Paus Fransikus: Diego Maradona Itu Penyair Lapangan Hijau
- Paus Fransiskus mengaku tak berbakat main sepakbola, tapi rekan-rekan memaksanya menjadi penjaga gawang.
- Saat menjadi penjaga gawang, Paus Fransiskus kecil belajar tentang kehidupan.
- Paus Fransiskus masih belum lupa bagaimana rekan-rekannya tak mampu beli bola.
- Mereka bermain dengan bola terbuat dari kain bekas.
JERNIH — Paus Fransiskus mengenang masa kecil dan bermain bola terbuat dari kain bekas bersama kawan-kawannya. Ia mengidolakan Diego Maradona, yang membawa Argentina ke podium juara Piala Dunia Meksiko 1986.
“Diego Maradona itu ‘penyair’ lapangan hijau,” kata Paus Fransiskus kepada surat kabar La Gazzetta dello Sport.
Menurut Paus, Maradona adalah juara hebat, yang memberikan kegembiraan kepada jutaan orang di Argentina dan Napoli, tapi dia juga orang yang rapuh.
Setelah menjadi Paus tahun 2013, Fransiskus beberapa kali bertemu Diego Maradona. Di setiap petemuan, keduanya hanya bicara dua hal; sepakbola dan Argentina.
Tidak hanya berbicara tentang Maradona, Paus juga berkisah tentang hari-hari masa kecil saat bermain bola dengan rekan-rekannya.
“Yang saya mainkan bukan bola seperti yang Anda lihat saat ini,” kata Paus. “Bola yang saya mainkan terbuat dari kain bekas yang dibentuk menjadi bulatan dan diikat karet.”
Seperti kebanyakan bocah Argentina saat itu, Paus berasal dari keluarga miskin. Keluarganya, juga keluarga teman-temannya, tidak mampu membeli bola.

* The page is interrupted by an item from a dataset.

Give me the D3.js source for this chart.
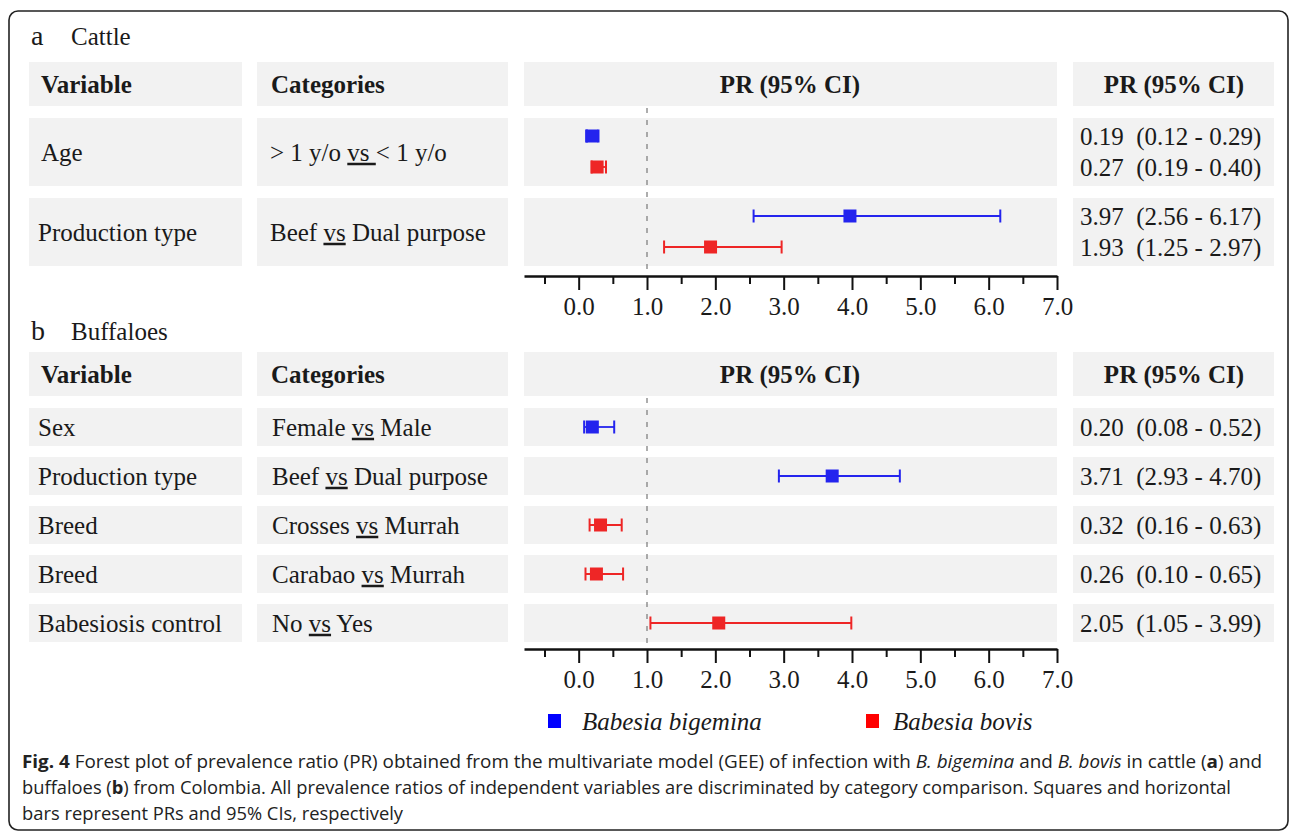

Namun, menurut Paus, semua keinginan bermain sepakbola. Itulah yang membuat anak-anak berimprovisasi.
“Yang kami butuhkan adalah bola. Kami membuatnya dari kain,” kenangnya. “Yang penting kami bersenang-senang.
Paus Fransiskus mengaku tidak punya bakat bermain sepakbola, tapi teman-temannya memaksa bermain sebagai penjaga gawang.
“Ternyata, menjadi penjaga gawang adalah sekolah hidup yang hebat,” ujar Paus. “Penjaga gawang harus merespon bahaya dari semua sisi.”
Paus Fransiskus mengikuti perkembangan timnas Argentina. Saat Piala Duia Meksiko 1986, Paus mengikuti berita pertandingan Argentina.
Tidak ada televisi di biara tempatnya bermukim selama di Jerman Barat, yang membuatnya tidak bisa menyaksikan siaran langsung setiap pertandingan.
“Yang saya tahu final Piala Dunia Meksiko 1986 Argentina bertemu Jerman Barat,” kenang Paus. “Saya tidak menyaksikan laga itu, dan tahu hasilnya ketika seorang siswa menulis ‘Viva Argentina’ di papan tulis saat pelajaran bahasa.”
Paus Fransiskus mengenang saat-saat seperti sebagai kemenangan kesepian dirinya. Ia tidak punya siapa-siapa yang bisa diajak berbagi kegembiraan. Ia satu-satunya orang Argentina di biara itu.
Selama wawancara, Paus Fransiskus memuji keutamaan sepakbola tapi prihatin dengan banyaknya pemain sepakbola pengguna narkoba dan doping.
“Doping itu kecurangan. Itu jalan pintas yang menghancurkan harkat dan martabat,” kata Paus. “Lebih baik kalah telak daripada memang secara kotor.”